在法国路易十六时期,各种社会矛盾日益激化,新兴的资产阶级同情农民疾苦,受到巴黎雅各宾派的影响, 500名义勇军进军巴黎去搭救同情改革的议员,马赛市民积极参军,高唱着《马赛曲》向前进发,揭开了法国大革命的序幕。而这个时期创作的进军歌曲《马赛曲》也成为鼓舞斗志的赞歌。
——题记
1792年,对于皇帝和国王们的联合行动,究竟是战还是和,法国的国民大会已经犹豫了两三个月,仍没有作出决议。路易十六自己也在踌躇不定:他既担心革命党人的胜利带来的危害,又担心他们的失败带来的危机。各党派的态度也各持己见,态度不一。吉伦特派为了保住自己的权力而急于开战,罗伯斯庇尔和雅各宾派为了自己能在此期间夺取政权而主张和平。但形势日趋紧张,报纸杂志吵嚷得沸沸扬扬,俱乐部里也争论不休,谣言四起,而且越来越耸人听闻,这也使公众舆论变得越来越慷慨激昂。因此,当法国国王最终在4月20日向奥地利皇帝和普鲁士国王宣战时,这项决定就像往常那样变成了某种解脱。

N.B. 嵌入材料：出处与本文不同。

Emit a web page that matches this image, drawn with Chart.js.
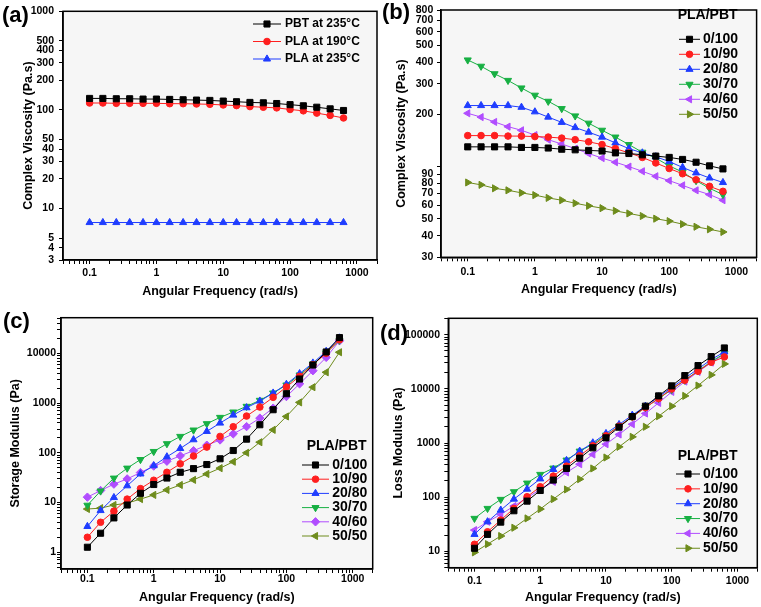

就在最近这几个星期里,巴黎上空犹如在电压的笼罩之下,令人心烦意乱;而在那些边境城市,则更是人心飘忽不定,令人惶惶不可终日。部队已集中到了所有的临时营地。在每一座城市、每一个村庄,都有武装志愿人员和国民自卫军,到处都在检修要塞,尤其是阿尔萨斯地区的人就更清楚,法德之间的最初交锋又要与以往一样降临到他们这块土地上。在莱茵河对岸的所谓敌人可不像在巴黎似的只是一个模模糊糊、慷慨激昂、修辞上的概念,而是一个看得见摸得着的现实,因为从加固的桥头堡旁、从主教堂的塔楼上,都能一目了然地看到正在开来的普鲁士军队。黑夜降临之后,敌人炮车的滚动声、武器的铿锵作响声和军号声,随风飘过月色下水波悠然闪烁的河流。大家都心知肚明,只要一声令下,从普鲁士大炮缄默的炮口就会发出雷鸣般的轰鸣声和闪电般的火光。如今,法德之间的千年之争已经又拉开了帷幕——但这一次,一方是以争取新自由的名义,另一方是以维护旧秩序之名。
因此,1792年4月25日也就成了非同寻常、令人无法忘怀的一天。这一天,紧急信差们终于把已经宣战的消息从巴黎传到斯特拉斯堡。人群瞬间从大街小巷和各家各户走出来,一起拥向公共广场。全体驻军为出征作最后的检阅,一个团队接着一个团队地向前进发,迪特里希市长身披三色绶带在中心广场上检阅部队,他挥动着那顶缀有国徽的帽子向士兵们致意。军号声和战鼓声让所有人都安静下来。迪特里希用法语和德语向广场上和其他所有空地上的人群大声宣读宣战书。在他讲完话之后,团里的军乐队奏起了第一支临时性的革命战歌《前进吧!》,这本来是一支富有刺激性的、激情而又诙谐的舞曲,但是将要出征的团队却以沉重有力的噔噔脚步声给这支曲子赋予了威武的节奏。然后,人群散开了,把被激起的热情也都散布到了大街小巷和各家各户。在咖啡馆和俱乐部里,到处都有人在发表富有煽动性的演说和散发各种传单。他们常常是以诸如此类的号召开始:“公民们,武装起来!举起战旗!警钟敲响了!”所有的演讲、各种报纸和一切布告、每个人的嘴上,都在重复着这种铿锵有力、富有节奏的呼声:“公民们,武装起来,让那些戴着王冠的暴君们发抖吧!前进!自由的孩子们!”而每一次,群众都为这些热烈的言辞而欢呼。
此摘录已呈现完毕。